What to produce> Restate exactly the lines of the entries below, beginning with the first and ending with the line that holds "(0,0) rectangle (706,620);". Pictures are not copied.

[BEGIN]

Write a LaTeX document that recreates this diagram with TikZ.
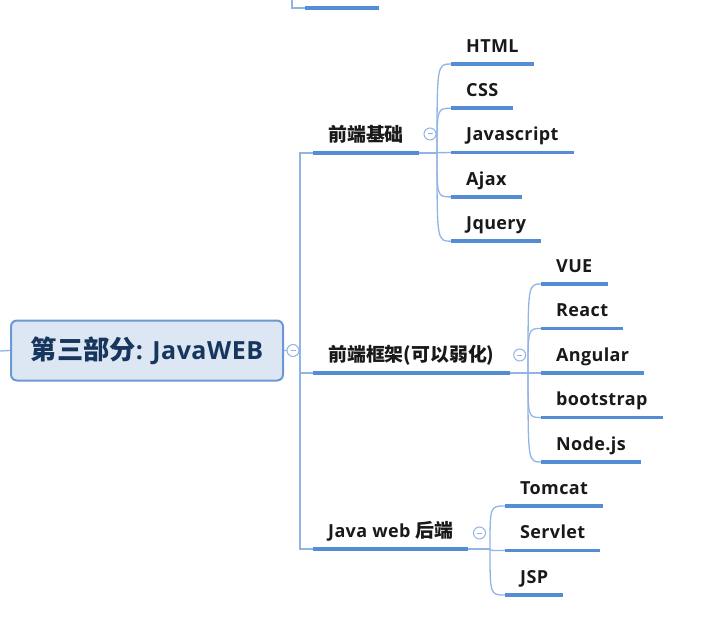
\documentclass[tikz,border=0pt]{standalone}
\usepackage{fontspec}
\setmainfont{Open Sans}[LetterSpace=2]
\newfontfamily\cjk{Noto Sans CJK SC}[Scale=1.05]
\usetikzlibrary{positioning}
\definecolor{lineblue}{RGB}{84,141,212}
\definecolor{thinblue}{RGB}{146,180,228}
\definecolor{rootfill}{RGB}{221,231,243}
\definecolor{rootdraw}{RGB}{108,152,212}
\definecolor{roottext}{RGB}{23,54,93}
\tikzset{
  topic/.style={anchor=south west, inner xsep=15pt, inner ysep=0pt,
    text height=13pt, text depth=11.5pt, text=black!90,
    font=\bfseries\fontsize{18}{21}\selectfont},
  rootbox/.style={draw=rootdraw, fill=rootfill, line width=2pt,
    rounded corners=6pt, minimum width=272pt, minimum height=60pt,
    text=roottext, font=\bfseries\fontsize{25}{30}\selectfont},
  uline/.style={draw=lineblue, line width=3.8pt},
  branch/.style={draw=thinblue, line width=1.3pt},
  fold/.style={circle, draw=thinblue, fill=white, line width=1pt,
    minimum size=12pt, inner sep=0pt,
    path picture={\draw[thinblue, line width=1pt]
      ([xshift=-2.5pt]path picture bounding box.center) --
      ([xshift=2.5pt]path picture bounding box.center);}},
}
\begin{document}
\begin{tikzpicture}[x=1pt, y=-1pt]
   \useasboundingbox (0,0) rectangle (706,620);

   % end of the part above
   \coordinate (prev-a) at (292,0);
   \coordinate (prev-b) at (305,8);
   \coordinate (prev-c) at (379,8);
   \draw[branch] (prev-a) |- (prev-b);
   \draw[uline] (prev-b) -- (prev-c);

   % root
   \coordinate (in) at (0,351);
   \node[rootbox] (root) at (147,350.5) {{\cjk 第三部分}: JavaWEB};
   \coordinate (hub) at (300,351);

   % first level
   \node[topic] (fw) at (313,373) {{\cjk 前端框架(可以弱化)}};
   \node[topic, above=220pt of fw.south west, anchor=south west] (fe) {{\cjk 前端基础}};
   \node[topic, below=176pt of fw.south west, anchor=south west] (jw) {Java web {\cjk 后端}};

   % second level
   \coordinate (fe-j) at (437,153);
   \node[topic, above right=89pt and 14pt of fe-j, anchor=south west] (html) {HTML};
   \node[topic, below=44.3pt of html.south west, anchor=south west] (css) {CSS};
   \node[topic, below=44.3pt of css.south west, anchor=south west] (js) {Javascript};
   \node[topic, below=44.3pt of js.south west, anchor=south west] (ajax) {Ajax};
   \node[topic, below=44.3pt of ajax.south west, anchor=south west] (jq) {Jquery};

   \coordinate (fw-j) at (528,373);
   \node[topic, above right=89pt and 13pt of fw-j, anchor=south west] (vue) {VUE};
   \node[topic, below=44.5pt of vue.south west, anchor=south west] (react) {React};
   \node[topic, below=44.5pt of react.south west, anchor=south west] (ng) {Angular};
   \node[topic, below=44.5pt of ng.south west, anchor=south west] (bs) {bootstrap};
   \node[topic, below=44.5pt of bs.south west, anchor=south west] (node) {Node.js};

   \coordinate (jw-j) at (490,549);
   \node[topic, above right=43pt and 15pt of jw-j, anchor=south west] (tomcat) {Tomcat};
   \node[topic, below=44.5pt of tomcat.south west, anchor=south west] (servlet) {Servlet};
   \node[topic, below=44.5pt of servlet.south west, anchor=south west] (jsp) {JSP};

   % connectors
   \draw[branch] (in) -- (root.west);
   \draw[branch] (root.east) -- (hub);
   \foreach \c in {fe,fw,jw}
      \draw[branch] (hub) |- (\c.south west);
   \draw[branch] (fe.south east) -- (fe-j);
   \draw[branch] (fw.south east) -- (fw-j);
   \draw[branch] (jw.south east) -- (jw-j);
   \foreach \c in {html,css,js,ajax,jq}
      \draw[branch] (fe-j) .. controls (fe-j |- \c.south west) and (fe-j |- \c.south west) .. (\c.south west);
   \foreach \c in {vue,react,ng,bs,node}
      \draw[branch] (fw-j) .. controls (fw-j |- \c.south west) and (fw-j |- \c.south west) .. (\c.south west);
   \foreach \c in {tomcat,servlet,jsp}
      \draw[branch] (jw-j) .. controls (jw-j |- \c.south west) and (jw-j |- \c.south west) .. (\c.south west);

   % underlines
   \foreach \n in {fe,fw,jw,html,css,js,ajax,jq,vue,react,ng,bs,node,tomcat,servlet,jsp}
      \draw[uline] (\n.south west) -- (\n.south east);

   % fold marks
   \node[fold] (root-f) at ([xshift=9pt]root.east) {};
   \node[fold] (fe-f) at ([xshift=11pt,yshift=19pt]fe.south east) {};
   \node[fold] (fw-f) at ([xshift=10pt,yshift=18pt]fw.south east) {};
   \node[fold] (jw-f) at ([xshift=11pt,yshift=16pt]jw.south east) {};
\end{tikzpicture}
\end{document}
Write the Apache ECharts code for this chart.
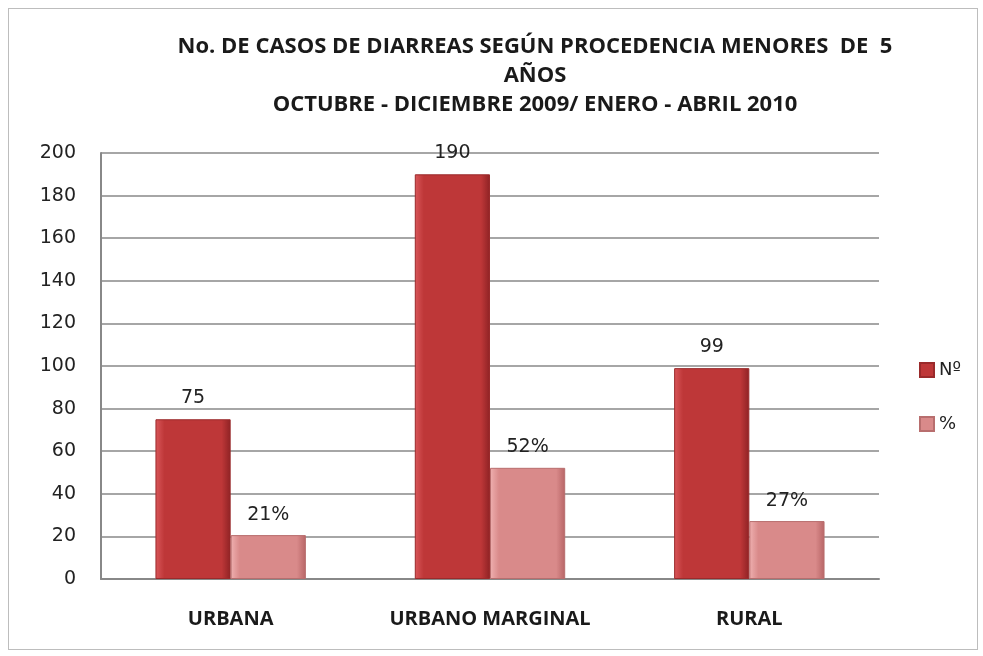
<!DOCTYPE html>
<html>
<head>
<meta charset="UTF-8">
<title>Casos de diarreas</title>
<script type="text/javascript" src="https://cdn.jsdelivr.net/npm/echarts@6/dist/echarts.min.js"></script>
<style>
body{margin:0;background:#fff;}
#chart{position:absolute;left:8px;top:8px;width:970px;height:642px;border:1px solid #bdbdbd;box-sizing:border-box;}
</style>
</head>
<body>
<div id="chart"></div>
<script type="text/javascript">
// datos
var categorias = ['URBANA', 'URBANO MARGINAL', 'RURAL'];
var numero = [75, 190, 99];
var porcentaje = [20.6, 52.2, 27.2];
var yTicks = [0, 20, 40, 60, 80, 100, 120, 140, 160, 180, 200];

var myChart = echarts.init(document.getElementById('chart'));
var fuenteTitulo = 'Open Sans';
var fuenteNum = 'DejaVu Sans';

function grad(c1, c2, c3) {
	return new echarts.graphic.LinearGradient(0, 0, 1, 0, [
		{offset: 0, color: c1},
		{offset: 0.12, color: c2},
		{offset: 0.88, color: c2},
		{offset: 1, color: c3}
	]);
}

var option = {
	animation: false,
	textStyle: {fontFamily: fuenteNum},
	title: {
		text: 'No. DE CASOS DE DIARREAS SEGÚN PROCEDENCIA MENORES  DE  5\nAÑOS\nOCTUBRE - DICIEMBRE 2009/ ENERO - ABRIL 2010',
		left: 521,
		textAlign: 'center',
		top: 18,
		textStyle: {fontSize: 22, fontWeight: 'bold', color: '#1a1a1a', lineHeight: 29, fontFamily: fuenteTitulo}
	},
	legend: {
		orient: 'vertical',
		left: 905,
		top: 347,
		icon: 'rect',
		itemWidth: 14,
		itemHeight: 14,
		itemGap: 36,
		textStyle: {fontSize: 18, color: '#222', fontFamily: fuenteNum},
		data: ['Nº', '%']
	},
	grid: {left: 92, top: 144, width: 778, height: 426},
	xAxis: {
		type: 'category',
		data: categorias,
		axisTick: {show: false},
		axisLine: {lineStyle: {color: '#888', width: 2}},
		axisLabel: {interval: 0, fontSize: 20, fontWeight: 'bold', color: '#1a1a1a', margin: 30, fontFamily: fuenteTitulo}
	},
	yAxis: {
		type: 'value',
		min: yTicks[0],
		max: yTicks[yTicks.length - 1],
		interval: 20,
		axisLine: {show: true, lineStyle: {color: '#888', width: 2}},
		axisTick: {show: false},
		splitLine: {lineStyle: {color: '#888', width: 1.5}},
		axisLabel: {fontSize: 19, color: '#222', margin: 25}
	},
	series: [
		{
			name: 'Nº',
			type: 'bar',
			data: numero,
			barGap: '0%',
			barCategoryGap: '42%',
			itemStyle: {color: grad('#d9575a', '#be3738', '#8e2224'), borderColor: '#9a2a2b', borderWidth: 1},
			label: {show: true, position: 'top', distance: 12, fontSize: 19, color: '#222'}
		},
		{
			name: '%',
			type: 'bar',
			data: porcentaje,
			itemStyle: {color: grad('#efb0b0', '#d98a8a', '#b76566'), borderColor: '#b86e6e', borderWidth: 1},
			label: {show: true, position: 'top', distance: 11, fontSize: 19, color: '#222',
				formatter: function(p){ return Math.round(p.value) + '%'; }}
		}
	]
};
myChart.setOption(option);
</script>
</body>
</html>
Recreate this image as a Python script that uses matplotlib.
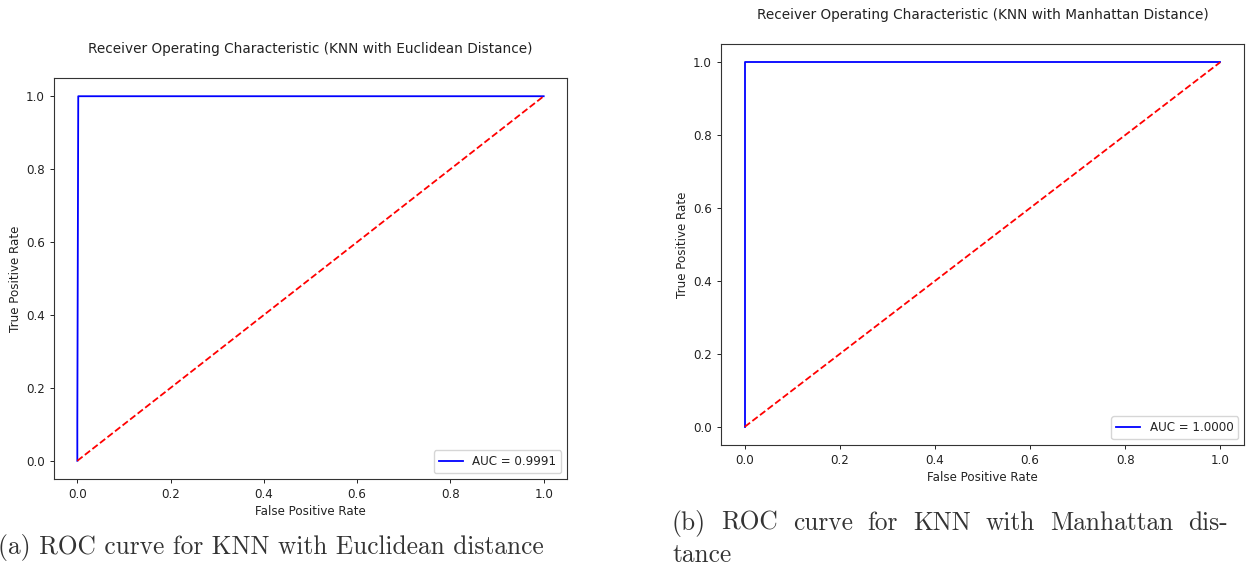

[END]

Solution>
Write a LaTeX document that recreates this diagram with TikZ.
\documentclass[tikz,border=0pt]{standalone}
\usepackage{fontspec}
\setmainfont{Open Sans}[LetterSpace=2]
\newfontfamily\cjk{Noto Sans CJK SC}[Scale=1.05]
\usetikzlibrary{positioning}
\definecolor{lineblue}{RGB}{84,141,212}
\definecolor{thinblue}{RGB}{146,180,228}
\definecolor{rootfill}{RGB}{221,231,243}
\definecolor{rootdraw}{RGB}{108,152,212}
\definecolor{roottext}{RGB}{23,54,93}
\tikzset{
  topic/.style={anchor=south west, inner xsep=15pt, inner ysep=0pt,
    text height=13pt, text depth=11.5pt, text=black!90,
    font=\bfseries\fontsize{18}{21}\selectfont},
  rootbox/.style={draw=rootdraw, fill=rootfill, line width=2pt,
    rounded corners=6pt, minimum width=272pt, minimum height=60pt,
    text=roottext, font=\bfseries\fontsize{25}{30}\selectfont},
  uline/.style={draw=lineblue, line width=3.8pt},
  branch/.style={draw=thinblue, line width=1.3pt},
  fold/.style={circle, draw=thinblue, fill=white, line width=1pt,
    minimum size=12pt, inner sep=0pt,
    path picture={\draw[thinblue, line width=1pt]
      ([xshift=-2.5pt]path picture bounding box.center) --
      ([xshift=2.5pt]path picture bounding box.center);}},
}
\begin{document}
\begin{tikzpicture}[x=1pt, y=-1pt]
   \useasboundingbox (0,0) rectangle (706,620);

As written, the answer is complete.